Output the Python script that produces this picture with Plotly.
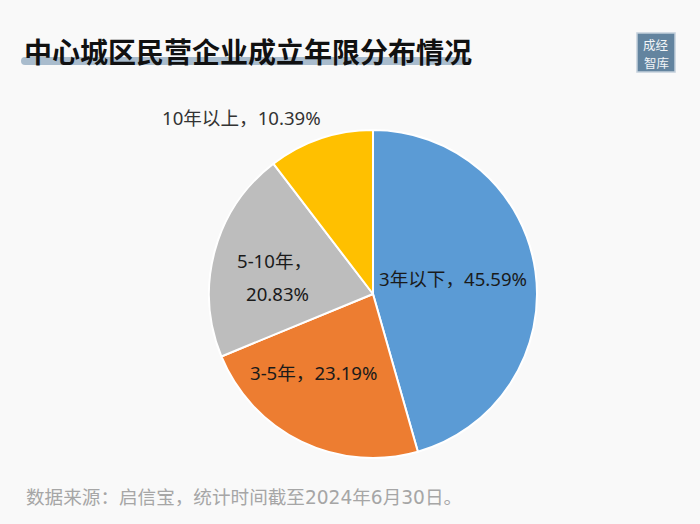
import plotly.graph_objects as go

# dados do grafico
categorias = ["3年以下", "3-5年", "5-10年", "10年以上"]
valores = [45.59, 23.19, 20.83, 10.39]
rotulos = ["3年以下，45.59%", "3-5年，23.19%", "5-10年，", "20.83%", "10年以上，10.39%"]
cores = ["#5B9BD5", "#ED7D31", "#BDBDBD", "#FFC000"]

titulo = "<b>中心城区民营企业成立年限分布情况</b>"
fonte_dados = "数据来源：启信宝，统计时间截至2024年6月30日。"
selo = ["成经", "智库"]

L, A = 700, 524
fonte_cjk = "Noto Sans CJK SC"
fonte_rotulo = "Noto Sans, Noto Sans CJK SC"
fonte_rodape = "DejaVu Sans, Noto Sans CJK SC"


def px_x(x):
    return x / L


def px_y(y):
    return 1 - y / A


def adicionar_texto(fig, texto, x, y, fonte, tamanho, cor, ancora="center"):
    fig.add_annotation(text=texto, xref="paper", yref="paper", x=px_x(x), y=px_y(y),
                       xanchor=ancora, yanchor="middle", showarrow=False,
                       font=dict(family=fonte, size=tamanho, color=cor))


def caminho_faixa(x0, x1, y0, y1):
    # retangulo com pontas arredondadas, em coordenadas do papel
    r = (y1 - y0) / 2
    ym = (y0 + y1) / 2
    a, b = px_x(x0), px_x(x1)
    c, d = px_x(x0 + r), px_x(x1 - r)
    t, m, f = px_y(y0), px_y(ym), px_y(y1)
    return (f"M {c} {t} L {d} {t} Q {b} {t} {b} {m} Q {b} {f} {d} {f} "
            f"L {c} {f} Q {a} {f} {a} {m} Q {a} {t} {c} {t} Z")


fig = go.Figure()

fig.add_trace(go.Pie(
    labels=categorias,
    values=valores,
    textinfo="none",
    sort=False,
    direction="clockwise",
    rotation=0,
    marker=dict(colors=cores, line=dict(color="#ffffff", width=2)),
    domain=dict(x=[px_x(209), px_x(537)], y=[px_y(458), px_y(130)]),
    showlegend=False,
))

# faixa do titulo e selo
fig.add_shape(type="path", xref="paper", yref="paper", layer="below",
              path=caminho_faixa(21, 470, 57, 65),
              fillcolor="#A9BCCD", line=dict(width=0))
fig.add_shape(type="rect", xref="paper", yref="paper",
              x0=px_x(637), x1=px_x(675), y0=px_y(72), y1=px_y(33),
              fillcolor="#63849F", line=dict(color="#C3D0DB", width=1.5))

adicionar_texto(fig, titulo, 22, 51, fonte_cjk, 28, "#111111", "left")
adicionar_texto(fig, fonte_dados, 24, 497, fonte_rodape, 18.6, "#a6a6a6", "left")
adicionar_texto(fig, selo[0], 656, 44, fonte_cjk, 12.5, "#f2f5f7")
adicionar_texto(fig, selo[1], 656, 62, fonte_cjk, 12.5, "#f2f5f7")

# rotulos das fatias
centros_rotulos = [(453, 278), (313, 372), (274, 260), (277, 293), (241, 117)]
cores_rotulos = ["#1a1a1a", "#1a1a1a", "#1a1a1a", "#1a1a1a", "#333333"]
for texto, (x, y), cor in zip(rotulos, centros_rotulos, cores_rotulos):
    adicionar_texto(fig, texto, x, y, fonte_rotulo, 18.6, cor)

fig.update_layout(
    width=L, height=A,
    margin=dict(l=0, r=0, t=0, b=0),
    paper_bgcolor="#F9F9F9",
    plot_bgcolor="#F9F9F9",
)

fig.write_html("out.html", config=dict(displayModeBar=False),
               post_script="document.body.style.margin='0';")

+ + + +

(PROMPT): Exclude the pictures. Write out the remaining data exactly.

(WRITTEN SOLUTION):
Output the Python script that produces this picture with Plotly.
import plotly.graph_objects as go

# dados do grafico
categorias = ["3年以下", "3-5年", "5-10年", "10年以上"]
valores = [45.59, 23.19, 20.83, 10.39]
rotulos = ["3年以下，45.59%", "3-5年，23.19%", "5-10年，", "20.83%", "10年以上，10.39%"]
cores = ["#5B9BD5", "#ED7D31", "#BDBDBD", "#FFC000"]

titulo = "<b>中心城区民营企业成立年限分布情况</b>"
fonte_dados = "数据来源：启信宝，统计时间截至2024年6月30日。"
selo = ["成经", "智库"]

L, A = 700, 524
fonte_cjk = "Noto Sans CJK SC"
fonte_rotulo = "Noto Sans, Noto Sans CJK SC"
fonte_rodape = "DejaVu Sans, Noto Sans CJK SC"


def px_x(x):
    return x / L


def px_y(y):
    return 1 - y / A


def adicionar_texto(fig, texto, x, y, fonte, tamanho, cor, ancora="center"):
    fig.add_annotation(text=texto, xref="paper", yref="paper", x=px_x(x), y=px_y(y),
                       xanchor=ancora, yanchor="middle", showarrow=False,
                       font=dict(family=fonte, size=tamanho, color=cor))


def caminho_faixa(x0, x1, y0, y1):
    # retangulo com pontas arredondadas, em coordenadas do papel
    r = (y1 - y0) / 2
    ym = (y0 + y1) / 2
    a, b = px_x(x0), px_x(x1)
    c, d = px_x(x0 + r), px_x(x1 - r)
    t, m, f = px_y(y0), px_y(ym), px_y(y1)
    return (f"M {c} {t} L {d} {t} Q {b} {t} {b} {m} Q {b} {f} {d} {f} "
            f"L {c} {f} Q {a} {f} {a} {m} Q {a} {t} {c} {t} Z")


fig = go.Figure()

fig.add_trace(go.Pie(
    labels=categorias,
    values=valores,
    textinfo="none",
    sort=False,
    direction="clockwise",
    rotation=0,
    marker=dict(colors=cores, line=dict(color="#ffffff", width=2)),
    domain=dict(x=[px_x(209), px_x(537)], y=[px_y(458), px_y(130)]),
    showlegend=False,
))

# faixa do titulo e selo
fig.add_shape(type="path", xref="paper", yref="paper", layer="below",
              path=caminho_faixa(21, 470, 57, 65),
              fillcolor="#A9BCCD", line=dict(width=0))
fig.add_shape(type="rect", xref="paper", yref="paper",
              x0=px_x(637), x1=px_x(675), y0=px_y(72), y1=px_y(33),
              fillcolor="#63849F", line=dict(color="#C3D0DB", width=1.5))

adicionar_texto(fig, titulo, 22, 51, fonte_cjk, 28, "#111111", "left")
adicionar_texto(fig, fonte_dados, 24, 497, fonte_rodape, 18.6, "#a6a6a6", "left")
adicionar_texto(fig, selo[0], 656, 44, fonte_cjk, 12.5, "#f2f5f7")
adicionar_texto(fig, selo[1], 656, 62, fonte_cjk, 12.5, "#f2f5f7")

# rotulos das fatias
centros_rotulos = [(453, 278), (313, 372), (274, 260), (277, 293), (241, 117)]
cores_rotulos = ["#1a1a1a", "#1a1a1a", "#1a1a1a", "#1a1a1a", "#333333"]
for texto, (x, y), cor in zip(rotulos, centros_rotulos, cores_rotulos):
    adicionar_texto(fig, texto, x, y, fonte_rotulo, 18.6, cor)

fig.update_layout(
    width=L, height=A,
    margin=dict(l=0, r=0, t=0, b=0),
    paper_bgcolor="#F9F9F9",
    plot_bgcolor="#F9F9F9",
)

fig.write_html("out.html", config=dict(displayModeBar=False),
               post_script="document.body.style.margin='0';")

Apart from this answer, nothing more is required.